Advancing our understanding of osteoblast biology and differentiation is critical to elucidate the pathological mechanisms responsible for skeletal diseases such as osteoporosis. Histology and histomorphometry, the classical methods to study osteoblast biology, identify osteoblasts based on their location and morphology and ability to mineralize matrix, but do not clearly define their stage of differentiation. Introduction of visual transgenes into the cells of osteoblast lineage has revolutionized the field and resulted in a paradigm shift that allowed for specific identification and isolation of subpopulations within the osteoblast lineage. Knowledge acquired from the studies based on GFP transgenes has allowed for more precise interpretation of studies analyzing targeted overexpression or deletion of genes in the osteoblast lineage. Here, we provide a condensed overview of the currently available promoter-fluorescent reporter transgenic mice that have been generated and evaluated to varying extents. We cover different stages of the lineage as transgenes have been utilized to identify osteoprogenitors, pre-osteoblasts, osteoblasts, or osteocytes. We show that each of these promoters present with advantages and disadvantages. The studies based on the use of these reporter mice have improved our understanding of bone biology.
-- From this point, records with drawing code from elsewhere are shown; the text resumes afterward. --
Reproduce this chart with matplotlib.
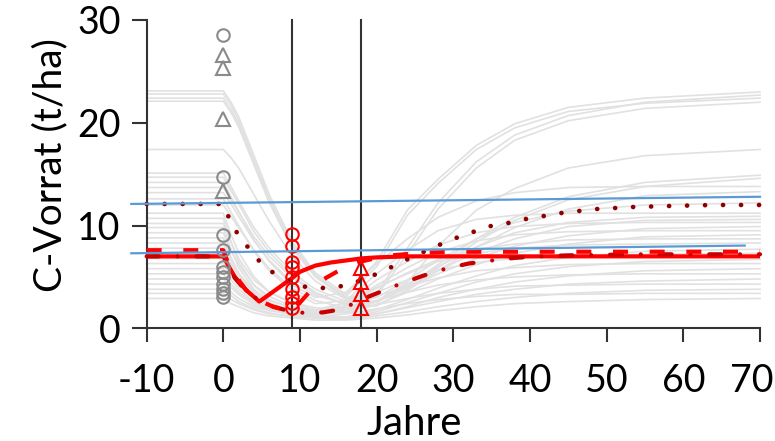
import matplotlib
matplotlib.use("Agg")
import matplotlib.pyplot as plt

# ---------------- data ----------------
xticks = [-10, 0, 10, 20, 30, 40, 50, 60, 70]
yticks = [0, 10, 20, 30]

gray_x = [-10, 0, 1, 2, 4, 6, 9, 12, 16, 20, 24, 28, 33, 38, 45, 55, 70]
gray_lines = [
    [23.1, 23.1, 22.0, 20.6, 16.8, 13.0, 8.4, 5.4, 3.3, 6.5, 11.5, 14.5, 17.8, 19.9, 21.5, 22.4, 23.0],
    [22.4, 22.4, 21.3, 19.9, 16.2, 12.5, 8.0, 5.1, 3.1, 6.0, 11.0, 14.1, 17.4, 19.5, 21.1, 21.9, 22.4],
    [22.8, 22.8, 21.7, 20.2, 16.4, 12.6, 8.1, 5.2, 3.0, 3.4, 7.8, 12.2, 16.2, 18.8, 20.7, 22.0, 22.7],
    [22.1, 22.1, 21.0, 19.6, 15.9, 12.2, 7.8, 5.0, 2.9, 3.2, 7.2, 11.6, 15.6, 18.3, 20.2, 21.4, 22.0],
    [17.4, 17.4, 16.6, 15.6, 13.0, 10.4, 7.0, 4.6, 2.8, 2.6, 4.5, 8.0, 11.5, 13.6, 15.6, 16.8, 17.4],
    [15.1, 15.1, 13.8, 12.4, 9.8, 7.8, 5.4, 3.8, 2.6, 2.5, 4.1, 6.2, 8.7, 10.8, 12.8, 14.2, 14.9],
    [14.7, 14.7, 13.4, 12.1, 9.4, 7.4, 5.1, 3.5, 2.3, 2.2, 3.7, 5.9, 8.4, 10.5, 12.5, 13.8, 14.6],
    [14.2, 14.2, 12.8, 11.4, 8.6, 6.5, 4.2, 3.0, 3.5, 6.3, 8.7, 10.8, 12.4, 13.2, 13.7, 13.8, 13.8],
    [13.7, 13.7, 12.5, 11.3, 8.9, 7.0, 4.9, 3.4, 2.3, 2.2, 3.7, 5.6, 7.9, 9.8, 11.6, 12.9, 13.3],
    [13.2, 13.2, 12.1, 10.9, 8.5, 6.6, 4.5, 3.2, 2.4, 3.0, 4.7, 6.6, 8.7, 10.3, 11.4, 12.0, 12.2],
    [12.6, 12.6, 11.3, 10.0, 7.5, 5.6, 3.6, 2.4, 2.7, 5.3, 7.6, 9.5, 10.6, 11.0, 11.2, 11.2, 11.2],
    [12.0, 12.0, 10.9, 9.8, 7.6, 5.8, 3.9, 2.7, 2.0, 2.7, 4.3, 6.0, 7.9, 9.3, 10.3, 10.8, 10.9],
    [11.2, 11.2, 9.1, 7.4, 5.0, 3.5, 2.4, 1.8, 1.6, 2.6, 4.0, 5.6, 7.4, 8.7, 9.9, 10.5, 10.6],
    [10.7, 10.7, 8.4, 6.5, 4.2, 2.8, 1.9, 1.6, 2.5, 4.7, 6.5, 8.1, 9.3, 9.9, 10.2, 10.3, 10.3],
    [10.2, 10.2, 8.4, 6.8, 4.7, 3.5, 2.5, 2.0, 1.8, 2.6, 3.9, 5.3, 6.8, 8.0, 9.0, 9.7, 9.9],
    [9.8, 9.8, 7.7, 5.9, 3.8, 2.5, 1.6, 1.4, 2.2, 4.2, 5.9, 7.4, 8.5, 9.1, 9.4, 9.5, 9.5],
    [9.3, 9.3, 7.6, 6.2, 4.2, 3.1, 2.1, 1.7, 1.5, 2.3, 3.5, 4.8, 6.2, 7.3, 8.2, 8.9, 9.1],
    [8.8, 8.8, 6.9, 5.4, 3.5, 2.4, 1.7, 1.5, 2.2, 3.9, 5.4, 6.7, 7.7, 8.2, 8.6, 8.7, 8.7],
    [8.3, 8.3, 6.7, 5.3, 3.7, 2.7, 2.0, 1.8, 2.5, 4.0, 5.3, 6.5, 7.3, 7.8, 8.1, 8.2, 8.3],
    [7.8, 7.8, 6.3, 5.1, 3.4, 2.4, 1.6, 1.2, 1.1, 1.8, 2.8, 3.9, 5.1, 6.1, 6.9, 7.5, 7.7],
    [7.3, 7.3, 5.9, 4.7, 3.2, 2.4, 1.8, 1.6, 2.2, 3.5, 4.7, 5.7, 6.4, 6.8, 7.1, 7.2, 7.3],
    [6.8, 6.8, 5.5, 4.5, 3.0, 2.2, 1.5, 1.1, 1.0, 1.6, 2.5, 3.4, 4.5, 5.3, 6.0, 6.5, 6.7],
    [6.3, 6.3, 5.1, 4.1, 2.9, 2.1, 1.6, 1.5, 2.0, 3.1, 4.1, 4.9, 5.6, 5.9, 6.2, 6.3, 6.3],
    [5.8, 5.8, 4.7, 3.8, 2.6, 1.9, 1.3, 1.0, 0.9, 1.4, 2.1, 3.0, 3.8, 4.5, 5.1, 5.6, 5.8],
    [5.3, 5.3, 4.3, 3.5, 2.5, 1.9, 1.5, 1.4, 1.8, 2.7, 3.5, 4.2, 4.7, 5.0, 5.2, 5.3, 5.3],
    [4.8, 4.8, 4.0, 3.3, 2.3, 1.8, 1.3, 1.1, 1.0, 1.4, 2.0, 2.6, 3.3, 3.8, 4.3, 4.6, 4.8],
    [4.3, 4.3, 3.5, 2.9, 2.1, 1.7, 1.4, 1.3, 1.6, 2.3, 2.9, 3.4, 3.8, 4.1, 4.2, 4.3, 4.3],
    [3.8, 3.8, 3.2, 2.6, 1.9, 1.5, 1.1, 1.0, 0.9, 1.2, 1.6, 2.1, 2.6, 3.0, 3.4, 3.7, 3.8],
    [3.4, 3.4, 2.8, 2.4, 1.8, 1.4, 1.2, 1.1, 1.4, 1.9, 2.4, 2.8, 3.1, 3.3, 3.3, 3.4, 3.4],
    [2.9, 2.9, 2.4, 2.1, 1.5, 1.2, 1.0, 0.8, 0.8, 1.0, 1.3, 1.7, 2.1, 2.4, 2.6, 2.8, 2.9],
]

solid_x = [-10, 0, 0.5, 1.5, 3, 4.7, 9, 10, 12, 14, 16, 18, 20, 24, 30, 70]
solid_y = [7.0, 7.0, 6.3, 5.0, 3.7, 2.6, 4.9, 5.5, 6.1, 6.4, 6.6, 6.8, 6.9, 7.0, 7.0, 7.0]

dashed_x = [-10, 0, 0.5, 1.5, 3, 4.7, 6.5, 8.3, 9, 10, 11.3, 12.9, 14.8, 16.5, 18, 20.3, 22, 26, 30, 70]
dashed_y = [7.6, 7.6, 6.6, 5.2, 3.7, 2.7, 2.1, 1.75, 1.7, 2.5, 3.6, 4.7, 5.5, 6.1, 6.5, 6.9, 7.1, 7.35, 7.45, 7.45]

dashdot_x = [-10, 0, 0.5, 1.5, 3, 4.7, 6.5, 8.5, 10.5, 13, 15, 17, 19, 21, 23, 26, 29, 32, 35, 38, 41, 45, 55, 70]
dashdot_y = [7.0, 7.0, 6.3, 4.9, 3.6, 2.7, 2.1, 1.7, 1.5, 1.55, 1.8, 2.4, 3.1, 3.7, 4.3, 5.1, 5.8, 6.3, 6.6, 6.85, 7.0, 7.1, 7.2, 7.2]

dotted_x = [-10, 0, 0.4, 1.4, 2.8, 4.2, 5.9, 7.9, 10.1, 12.5, 14.8, 17, 19.4, 21.5, 23.4, 25.7, 27.8, 30,
            32.3, 34.5, 36.9, 39.2, 41.6, 43.9, 46.2, 48.5, 51, 53.3, 55.7, 58, 64, 70]
dotted_y = [12.1, 12.1, 11.3, 9.7, 8.3, 6.9, 5.7, 4.8, 4.1, 3.9, 4.0, 4.4, 5.1, 5.8, 6.5, 7.3, 8.0, 8.7,
            9.3, 9.9, 10.2, 10.6, 10.9, 11.2, 11.4, 11.6, 11.7, 11.8, 11.85, 11.9, 12.0, 12.0]

blue1_x = [-12, 70]
blue1_y = [12.1, 12.8]
blue2_x = [-12, 68]
blue2_y = [7.3, 8.05]

vlines_x = [9, 18]

gray_circle_x = 0
gray_circles = [28.5, 14.7, 9.1, 7.6, 6.0, 5.5, 5.0, 4.3, 3.8, 3.4, 3.0]
gray_tri = [26.6, 25.3, 20.4, 13.4]
red_circle_x = 9
red_circles = [9.2, 8.0, 6.5, 6.0, 5.0, 3.8, 3.0, 2.5, 2.0]
red_tri_x = 18
red_tri = [5.9, 4.5, 3.3, 2.0]

# ---------------- plot ----------------
plt.rcParams['font.family'] = ['Lato', 'DejaVu Sans']
fig = plt.figure(figsize=(7.75, 4.41), dpi=100)
ax = fig.add_axes([131.3 / 775, 112.7 / 441, 636.4 / 775, 308.3 / 441])
ax.set_xlim(-12, 71)
ax.set_ylim(0, 30)

for vals in gray_lines:
    ax.plot(gray_x, vals, color='#e1e1e1', lw=1.2, zorder=1, solid_joinstyle='round')

for xv in vlines_x:
    ax.plot([xv, xv], [0, 30], color='#333333', lw=1.5, zorder=2, clip_on=False)

ax.plot(solid_x, solid_y, color='#ff0000', lw=3.0, zorder=3, solid_capstyle='butt')
l_dash, = ax.plot(dashed_x, dashed_y, color='#ff0000', lw=3.0, zorder=3.2)
l_dash.set_dashes([3.6, 5.2])
l_dd, = ax.plot(dashdot_x, dashdot_y, color='#c80000', lw=3.0, zorder=3.1,
                dash_capstyle='round')
l_dd.set_dashes([2.9, 4.5, 0.01, 4.5])
l_dot, = ax.plot(dotted_x, dotted_y, color='#8e0000', lw=3.4, zorder=3.3,
                 dash_capstyle='round')
l_dot.set_dashes([0.01, 3.8])

ax.plot([gray_circle_x] * len(gray_circles), gray_circles, linestyle='none', marker='o',
        ms=9, mfc='none', mec='#8a8a8a', mew=1.5, zorder=4, clip_on=False)
ax.plot([gray_circle_x] * len(gray_tri), gray_tri, linestyle='none', marker='^',
        ms=10, mfc='none', mec='#8a8a8a', mew=1.5, zorder=4, clip_on=False)
ax.plot([red_circle_x] * len(red_circles), red_circles, linestyle='none', marker='o',
        ms=9, mfc='none', mec='#ff0000', mew=1.5, zorder=4, clip_on=False)
ax.plot([red_tri_x] * len(red_tri), red_tri, linestyle='none', marker='^',
        ms=10, mfc='none', mec='#ff0000', mew=1.5, zorder=4, clip_on=False)

ax.plot(blue1_x, blue1_y, color='#5b9bd5', lw=1.6, zorder=5, clip_on=False)
ax.plot(blue2_x, blue2_y, color='#5b9bd5', lw=1.6, zorder=5, clip_on=False)

for s in ['top', 'right']:
    ax.spines[s].set_visible(False)
ax.spines['left'].set_position(('data', -10))
ax.spines['left'].set_bounds(0, 30)
ax.spines['bottom'].set_bounds(-10, 70)
for s in ['left', 'bottom']:
    ax.spines[s].set_linewidth(1.5)
    ax.spines[s].set_color('#333333')

xpad = 15
ax.set_xticks(xticks)
ax.set_yticks(yticks)
ax.set_xticklabels([str(v) for v in xticks[:-1]] + [''])
ax.set_yticklabels([str(v) for v in yticks])
ax.tick_params(axis='x', length=10, width=1.5, color='#333333', labelsize=27, pad=xpad)
ax.tick_params(axis='y', length=10.8, width=1.5, color='#333333', labelsize=27, pad=8)
# last x label sits slightly left of its tick in the reference
ax.annotate(str(xticks[-1]), xy=(xticks[-1], 0), xycoords=('data', 'axes fraction'),
            xytext=(-6, -(10 + xpad)), textcoords='offset points',
            ha='center', va='top', fontsize=27, annotation_clip=False)
ax.set_xlabel('Jahre', fontsize=29, labelpad=4)
ax.xaxis.label.set_x(0.444)
ax.set_ylabel('C-Vorrat (t/ha)', fontsize=28, labelpad=6)
ax.yaxis.label.set_y(0.53)

fig.savefig('out.png', dpi=100)
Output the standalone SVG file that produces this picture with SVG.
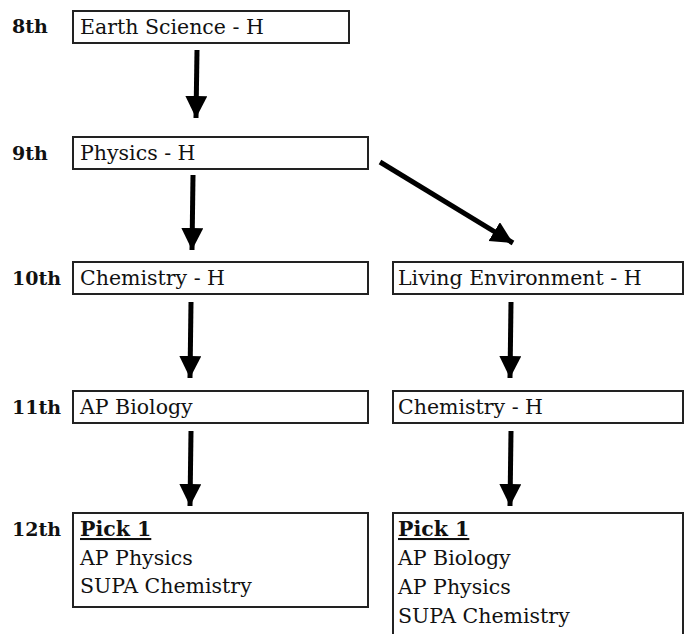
<svg xmlns="http://www.w3.org/2000/svg" width="685" height="634" viewBox="0 0 685 634">
<style>
.box{fill:#fff;stroke:#222;stroke-width:2}
.t{font-size:20.5px;fill:#111}
.lbl{font-size:19px;font-weight:bold;fill:#111}
.b{font-weight:bold}
.arr{stroke:#000;stroke-width:5;fill:none;marker-end:url(#ah)}
</style>
<defs>
<marker id="ah" markerUnits="userSpaceOnUse" markerWidth="24" markerHeight="24" refX="22" refY="11" orient="auto">
<path d="M0,0 L22,11 L0,22 Z" fill="#000"/>
</marker>
</defs>
<rect width="685" height="634" fill="#fff"/>
<g font-family="DejaVu Serif, Liberation Serif, serif">
<g id="labels">
<text class="lbl" x="12" y="33">8th</text>
<text class="lbl" x="12" y="160">9th</text>
<text class="lbl" x="12" y="285">10th</text>
<text class="lbl" x="12" y="414">11th</text>
<text class="lbl" x="12" y="536">12th</text>
</g>
<g id="earth">
<rect class="box" x="73" y="11" width="276" height="32"/>
<text class="t" x="80" y="34">Earth Science - H</text>
</g>
<g id="physics">
<rect class="box" x="73" y="137" width="295" height="32"/>
<text class="t" x="80" y="160">Physics - H</text>
</g>
<g id="chem10">
<rect class="box" x="73" y="262" width="295" height="32"/>
<text class="t" x="80" y="285">Chemistry - H</text>
</g>
<g id="living">
<rect class="box" x="393" y="262" width="290" height="32"/>
<text class="t" x="398" y="285">Living Environment - H</text>
</g>
<g id="apbio11">
<rect class="box" x="73" y="391" width="295" height="32"/>
<text class="t" x="80" y="414">AP Biology</text>
</g>
<g id="chem11">
<rect class="box" x="393" y="391" width="290" height="32"/>
<text class="t" x="398" y="414">Chemistry - H</text>
</g>
<g id="pick-left">
<rect class="box" x="73" y="513" width="295" height="94"/>
<text class="t b" x="80" y="536" text-decoration="underline">Pick 1</text>
<text class="t" x="80" y="565">AP Physics</text>
<text class="t" x="80" y="593">SUPA Chemistry</text>
</g>
<g id="pick-right">
<rect class="box" x="393" y="513" width="290" height="130"/>
<text class="t b" x="398" y="536" text-decoration="underline">Pick 1</text>
<text class="t" x="398" y="565">AP Biology</text>
<text class="t" x="398" y="594">AP Physics</text>
<text class="t" x="398" y="623">SUPA Chemistry</text>
</g>
</g>
<g id="connectors">
<line class="arr" x1="197" y1="50" x2="196" y2="118"/>
<line class="arr" x1="193" y1="175" x2="192" y2="250"/>
<line class="arr" x1="380" y1="162" x2="513" y2="243" stroke-width="6"/>
<line class="arr" x1="191" y1="302" x2="190" y2="378"/>
<line class="arr" x1="511" y1="302" x2="510" y2="378"/>
<line class="arr" x1="191" y1="431" x2="190" y2="506"/>
<line class="arr" x1="511" y1="431" x2="510" y2="506"/>
</g>
</svg>
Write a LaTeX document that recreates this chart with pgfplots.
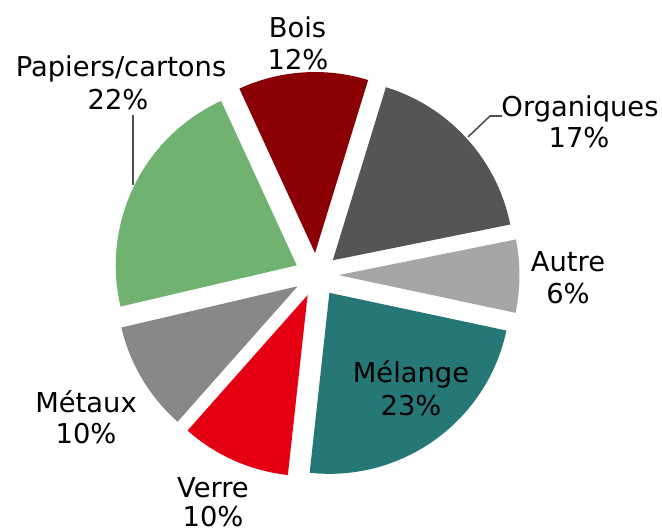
\documentclass[border=0pt]{standalone}
\usepackage{pgfplots}
\usepackage{pgfplotstable}
\pgfplotsset{compat=1.18}
\usepackage{fontspec}
\setmainfont{DejaVu Sans}
\definecolor{cBois}{RGB}{139,0,4}
\definecolor{cOrg}{RGB}{85,85,85}
\definecolor{cAutre}{RGB}{166,166,166}
\definecolor{cMel}{RGB}{38,120,118}
\definecolor{cVerre}{RGB}{228,0,18}
\definecolor{cMet}{RGB}{136,136,136}
\definecolor{cPap}{RGB}{112,178,112}
\definecolor{cLine}{RGB}{80,80,80}
\pgfplotstableread{
label value color
Bois 11.6 cBois
Organiques 17.1 cOrg
Autre 6.5 cAutre
Melange 23.4 cMel
Verre 9.8 cVerre
Metaux 9.8 cMet
Papiers 21.8 cPap
}\piedata
\begin{document}
\begin{tikzpicture}
\begin{axis}[
  x=0.75pt, y=0.75pt,
  xmin=0, xmax=662, ymin=0, ymax=532,
  hide axis, clip=false, scale only axis,
]
\path (axis cs:0,0) rectangle (axis cs:662,532);
\def\startang{114.7}
\pgfplotsforeachungrouped \i in {0,...,6}{%
  \pgfplotstablegetelem{\i}{value}\of\piedata \let\val\pgfplotsretval
  \pgfplotstablegetelem{\i}{color}\of\piedata \let\col\pgfplotsretval
  \pgfmathsetmacro\aend{\startang-3.6*\val}%
  \pgfmathsetmacro\amid{(\startang+\aend)/2}%
  \pgfmathsetmacro\tx{316.5+22*cos(\amid)}%
  \pgfmathsetmacro\ty{257+22*sin(\amid)}%
  \edef\cmd{\noexpand\fill[\col] (axis cs:\tx,\ty) -- ++(\startang:135.75pt) arc[start angle=\startang, end angle=\aend, radius=135.75pt] -- cycle;}%
  \cmd
  \global\let\startang\aend
}
% leader lines
\draw[cLine, line width=1.2pt] (axis cs:133,417) -- (axis cs:133,347);
\draw[cLine, line width=1.2pt] (axis cs:468,395) -- (axis cs:490,416) -- (axis cs:502,416);
% labels
\tikzset{lbl/.style={anchor=base, inner sep=0pt, font=\fontsize{20.5}{24}\selectfont, text=black}}
\node[lbl] at (axis cs:297.5,494) {Bois};
\node[lbl] at (axis cs:298,462) {12\%};
\node[lbl] at (axis cs:121,455) {Papiers/cartons};
\node[lbl] at (axis cs:118,422) {22\%};
\node[lbl] at (axis cs:580,415) {Organiques};
\node[lbl] at (axis cs:579,384) {17\%};
\node[lbl] at (axis cs:568,260) {Autre};
\node[lbl] at (axis cs:568,228) {6\%};
\node[lbl] at (axis cs:411,149) {Mélange};
\node[lbl] at (axis cs:411,116) {23\%};
\node[lbl] at (axis cs:86,119) {Métaux};
\node[lbl] at (axis cs:86,88) {10\%};
\node[lbl] at (axis cs:213,34) {Verre};
\node[lbl] at (axis cs:213,5) {10\%};
\end{axis}
\end{tikzpicture}
\end{document}
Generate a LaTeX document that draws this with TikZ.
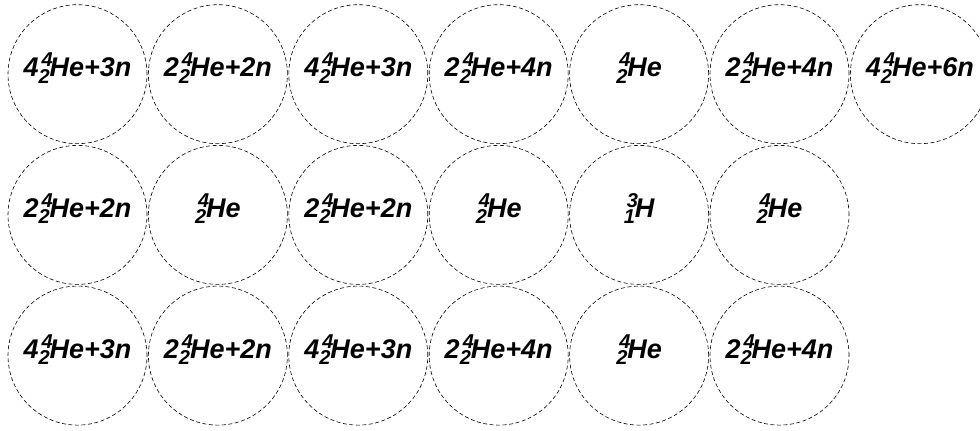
\documentclass[tikz,border=0pt]{standalone}
\usepackage{fontspec}
\setmainfont{Liberation Sans}
\newcommand{\nucl}[2]{{\fontsize{20}{20}\selectfont\rlap{\hspace{3pt}\raisebox{10pt}{#1}}\raisebox{-6.5pt}{#2}}}
\newcommand{\He}{\nucl{4}{2}He}
\newcommand{\mycell}[4]{%
  \node[ring] (c#1) at ({77.5+140.4*(#2-1)},{431-74.2-140.7*(#3-1)}) {};
  \node[lbl] (t#1) at ([yshift=-2.5pt]c#1.center) {#4};}
\begin{document}
\begin{tikzpicture}[x=1pt,y=1pt,
  ring/.style={circle, draw, dash pattern=on 4pt off 2.5pt, line width=0.6pt, minimum size=139pt, inner sep=0pt, outer sep=0pt},
  lbl/.style={font=\fontsize{27}{27}\selectfont\bfseries\itshape, inner sep=0pt, anchor=base}]
\useasboundingbox (0,0) rectangle (980,431);
\mycell{11}{1}{1}{4\He+3n}
\mycell{12}{2}{1}{2\He+2n}
\mycell{13}{3}{1}{4\He+3n}
\mycell{14}{4}{1}{2\He+4n}
\mycell{15}{5}{1}{\He}
\mycell{16}{6}{1}{2\He+4n}
\mycell{17}{7}{1}{4\He+6n}
\mycell{21}{1}{2}{2\He+2n}
\mycell{22}{2}{2}{\He}
\mycell{23}{3}{2}{2\He+2n}
\mycell{24}{4}{2}{\He}
\mycell{25}{5}{2}{\nucl{3}{1}H}
\mycell{26}{6}{2}{\He}
\mycell{31}{1}{3}{4\He+3n}
\mycell{32}{2}{3}{2\He+2n}
\mycell{33}{3}{3}{4\He+3n}
\mycell{34}{4}{3}{2\He+4n}
\mycell{35}{5}{3}{\He}
\mycell{36}{6}{3}{2\He+4n}
\end{tikzpicture}
\end{document}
They constitute attractive models to target osteoblasts and help to understand their cell biology.

7. Conclusion

Introduction of visual transgenes into the cells of the osteoblast lineage more than 15 years ago resulted in a major paradigm shift in how we look into different stages of osteogenic lineage maturation. Use of FP reporters allowed for identification and isolation of subpopulations of cells at different stages of lineage commitment. Currently, well characterized reporters are available for pre-osteoblasts (Col3.6), mature osteoblasts (Col2.3, BSP, Oc) and osteocytes (Dmp1). A number of reporters are also available for different osteoprogenitor populations, however there is still much to be learnt about the sources and identity of osteoprogenitors in vivo. Studies based on the use of these reporter mice have improved our understanding of bone biology. They are particularly useful for tracking cells into the osteoblast lineage, especially in an injury or transplantation setting where bone formation is often less organized than during normal growth. We anticipate that visual osteoblast lineage reporters will continue to contribute to our knowledge of basic bone biology, and well as to evaluate regenerative potential of different cell types.